American rejects mediation board

AP BUSINESS WRITER

SUSAN HIGHTOWER

FORT WORTH, Texas (AP)—The chairman of American Airlines dug his heels in Sunday, turning down a call from striking flight attendants for a presidential mediation board while announcing up to two-thirds of this week’s flights would be canceled.

Speaking on the fourth day of the planned 11-day strike by the Association of Professional Flight Attendants, airline Chairman Robert L. Crandall acknowledged that American fell short in notifying passengers about canceled flights. But he said it has been impossible to know which flight attendants would report for work and thus which flights would be affected.

In hopes of placating thousands of inconvenienced travelers, Crandall said holders of unused, non-refundable tickets could get their money back. In addition to a refund, displaced passengers also will get a $100 voucher toward an American ticket in the coming year.

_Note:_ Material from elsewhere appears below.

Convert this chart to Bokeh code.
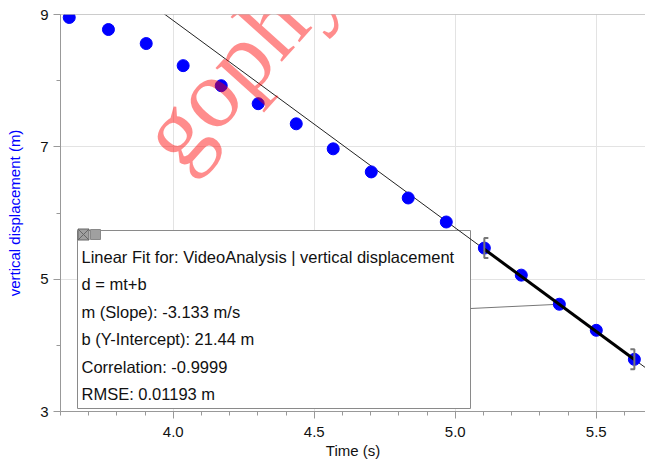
import math
from bokeh.plotting import figure
from bokeh.models import FixedTicker, Label, Span, Range1d, NumeralTickFormatter
from bokeh.core.properties import value
from bokeh.embed import file_html
from bokeh.resources import INLINE

# ---- data ----
time_s = [3.631, 3.770, 3.904, 4.035, 4.170, 4.301, 4.436, 4.567,
          4.702, 4.833, 4.968, 5.103, 5.234, 5.369, 5.500, 5.635]
displacement_m = [8.955, 8.773, 8.561, 8.227, 7.924, 7.652, 7.348, 6.970,
                  6.621, 6.227, 5.864, 5.470, 5.061, 4.621, 4.227, 3.788]
fit_slope = -3.133
fit_intercept = 21.44
fit_first = 11
fit_last = 15
x_ticks = [4.0, 4.5, 5.0, 5.5]
y_ticks = [3, 5, 7, 9]
fit_lines = [
    "Linear Fit for: VideoAnalysis | vertical displacement",
    "d = mt+b",
    "m (Slope): -3.133 m/s",
    "b (Y-Intercept): 21.44 m",
    "Correlation: -0.9999",
    "RMSE: 0.01193 m",
]
watermark = "gophysics"

# ---- layout ----
W, H = 645, 466
BL, BR, BT, BB = 60, 0, 14, 55
FW, FH = W - BL - BR, H - BT - BB
x_start, x_end = 3.6, 3.6 + FW / 282.0
y_start, y_end = 3.0, 9.0

def px2x(px):
    return x_start + (px - BL) * (x_end - x_start) / FW

def py2y(py):
    return y_end - (py - BT) * (y_end - y_start) / FH

FONT = "Liberation Sans"

p = figure(width=W, height=H, output_backend="svg", toolbar_location=None,
           x_range=Range1d(x_start, x_end), y_range=Range1d(y_start, y_end),
           min_border_left=BL, min_border_right=BR, min_border_top=BT,
           min_border_bottom=BB)
p.outline_line_color = None
p.background_fill_color = "white"
p.border_fill_color = "white"

x_minor = [round(x_ticks[0] - 0.4 + 0.1 * i, 1) for i in range(21)]
y_minor = [(a + b) / 2 for a, b in zip(y_ticks[:-1], y_ticks[1:])]
p.xaxis.ticker = FixedTicker(ticks=x_ticks, minor_ticks=x_minor)
p.yaxis.ticker = FixedTicker(ticks=y_ticks, minor_ticks=y_minor)
p.xaxis.formatter = NumeralTickFormatter(format="0.0")
p.yaxis.formatter = NumeralTickFormatter(format="0")

for ax in (p.xaxis[0], p.yaxis[0]):
    ax.axis_line_color = "#999999"
    ax.major_tick_line_color = "#999999"
    ax.minor_tick_line_color = "#999999"
    ax.major_tick_out = 7
    ax.major_tick_in = 0
    ax.minor_tick_out = 4
    ax.minor_tick_in = 0
    ax.major_label_text_font = FONT
    ax.major_label_text_font_size = "15px"
    ax.major_label_text_color = "#111111"
    ax.axis_label_text_font = FONT
    ax.axis_label_text_font_style = "normal"
    ax.axis_label_text_font_size = "15px"

p.xaxis.axis_label = "Time (s)"
p.xaxis.major_label_standoff = 8
p.xaxis.axis_label_standoff = 2
p.xaxis.axis_label_text_color = "#111111"
p.yaxis.axis_label = "vertical displacement (m)"
p.yaxis.axis_label_text_color = "#0000ff"
p.yaxis.major_label_standoff = 5
p.yaxis.axis_label_standoff = 14

p.grid.grid_line_color = "#e3e3e3"
p.grid.grid_line_width = 1

p.add_layout(Span(location=y_ticks[-1], dimension="width",
                  line_color="#999999", line_width=1))

# annotation box (white, covers grid)
bx_l, bx_r, bx_t, bx_b = px2x(77), px2x(470), py2y(230), py2y(408)
p.quad(left=[bx_l], right=[bx_r], top=[bx_t], bottom=[bx_b],
       fill_color="white", line_color="#8a8a8a", line_width=1)

# fit line across the whole range
fx = [x_start, x_end]
p.line(fx, [fit_slope * v + fit_intercept for v in fx],
       line_color="#222222", line_width=1)

# connector from box to a fitted point
p.line([bx_r, time_s[13]], [py2y(308), displacement_m[13]],
       line_color="#777777", line_width=1)

# data points
p.scatter(time_s, displacement_m, size=12, fill_color="#0000ff",
          line_color="#0000ff")

# thick fit segment
sx = [time_s[fit_first], time_s[fit_last]]
p.line(sx, [fit_slope * v + fit_intercept for v in sx],
       line_color="black", line_width=3)

# brackets at fit range ends
dxp = (x_end - x_start) / FW
dyp = (y_end - y_start) / FH
x0, y0 = time_s[fit_first], displacement_m[fit_first]
x1, y1 = time_s[fit_last], displacement_m[fit_last]
p.multi_line(
    xs=[[x0 + 4 * dxp, x0, x0, x0 + 4 * dxp], [x1 - 4 * dxp, x1, x1, x1 - 4 * dxp]],
    ys=[[y0 + 10 * dyp, y0 + 10 * dyp, y0 - 10 * dyp, y0 - 10 * dyp],
        [y1 + 10 * dyp, y1 + 10 * dyp, y1 - 10 * dyp, y1 - 10 * dyp]],
    line_color="#777777", line_width=2)

# close / minimise icons of the box
p.scatter([px2x(83)], [py2y(234)], marker="square_x", size=11,
          fill_color="#a0a0a0", line_color="#666666")
p.scatter([px2x(95)], [py2y(234)], marker="square", size=10,
          fill_color="#a0a0a0", line_color="#888888")

# box text
ty = [py2y(256 + 27.5 * i) for i in range(len(fit_lines))]
p.text(x=[px2x(81)] * len(fit_lines), y=ty, text=fit_lines,
       text_font=value(FONT), text_font_size="16.5px", text_color="#111111",
       text_baseline="middle", text_align="left")

# watermark
p.add_layout(Label(x=px2x(157), y=py2y(150), text=watermark,
                   angle=math.radians(48), text_font="Liberation Serif",
                   text_font_size="98px", text_color="red", text_alpha=0.45,
                   text_baseline="alphabetic", text_align="left"))

open("out.html", "w").write(file_html(p, INLINE))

The strike by the union representing 21,000 flight attendants has cost the airline at least $10 million per day, Crandall said.

The airline plans to concentrate on flights at its main hubs at Dallas, Miami and San Juan, Puerto Rico. The airline will also focus on flights from New York and Los Angeles. American will put passengers on 12 percent of its flights from Chicago, the airline’s second-largest hub, executive vice president Bob Baker said.

At O’Hare on Sunday, as in previous days, few American flights were listed as ‘‘canceled’‘ on airport monitors, but many said ‘‘see agent’‘ for rerouting. The American baggage claim area was a relative dead zone.

‘‘It’s been really slow,’‘ said skycap Lutar Shaw. ‘‘I walked around yesterday half asleep, and I had to buy a book.’‘

Earlier Sunday, union President Denise Hedges said she wrote American Chairman Robert Crandall asking him to join her in asking the National Mediation Board to request the emergency panel.

‘‘With no settlement offer from you in sight and the heavy-traffic holiday period now upon us, we’ve decided to take the initiative and try to end the strike,’‘ Hedges said.

Crandall rejected the offer, saying an emergency mediation board would put the airline’s future in the hands of people under political pressure who have no long-term interest in the company. He added that the mediation board could be expected to split the difference between the two sides’ offers.

‘‘It’s one more case of his being unwilling to negotiate,’‘ Hedges said after Crandall rejected the union’s offer.

The mediation board had been overseeing contract negotiations between American and the union, which broke off due to differences in pay, health benefits, staffing and scheduling.

A Transportation Department official said it was unclear if the strike would qualify for arbitration by a special presidential panel. In the past such panels have only been established in cases where there is a significant disruption to the economy.

It is up to the National Mediation Board, an independent government agency, whether to recommend that the White House establish a presidential panel to help settle the dispute, said the Transportation Department official, who spoke on condition of anonymity.

A presidential emergency board involving the airlines has not been created since the mid-1960s.

The strike, the first by flight attendants at American, is the biggest against a U.S. airline since 1989.

The company and the union have offered differing estimates of the walkout’s impact. The union claims the strike is being honored by at least 95 percent of the flight attendants, while Crandall said by Sunday more than 17 percent had come to work.

Once the strike is over, the flight attendant staff will be cut by 4,000, Crandall said.

Those of the average 200,000 passengers American carries each day bumped by the strike have been competing for a dwindling number of seats on rival airlines. Other carriers were accepting American tickets, but empty seats are harder to find as Thanksgiving approaches.

If a presidential emergency board was created, the union said, strikers would be ordered back to work under their old contract terms, and the board would take 30 days to review the disputed issues and recommend a settlement.

If the parties didn’t agree, a second 30-day ‘‘cooling-off’‘ period would pass before the union could strike again and the company again could impose new contract terms.

On Nov. 1, the company imposed contract terms that included an average 7.8 percent pay raise for each of four years. The union said it needed a larger raise to make up for previous concessions.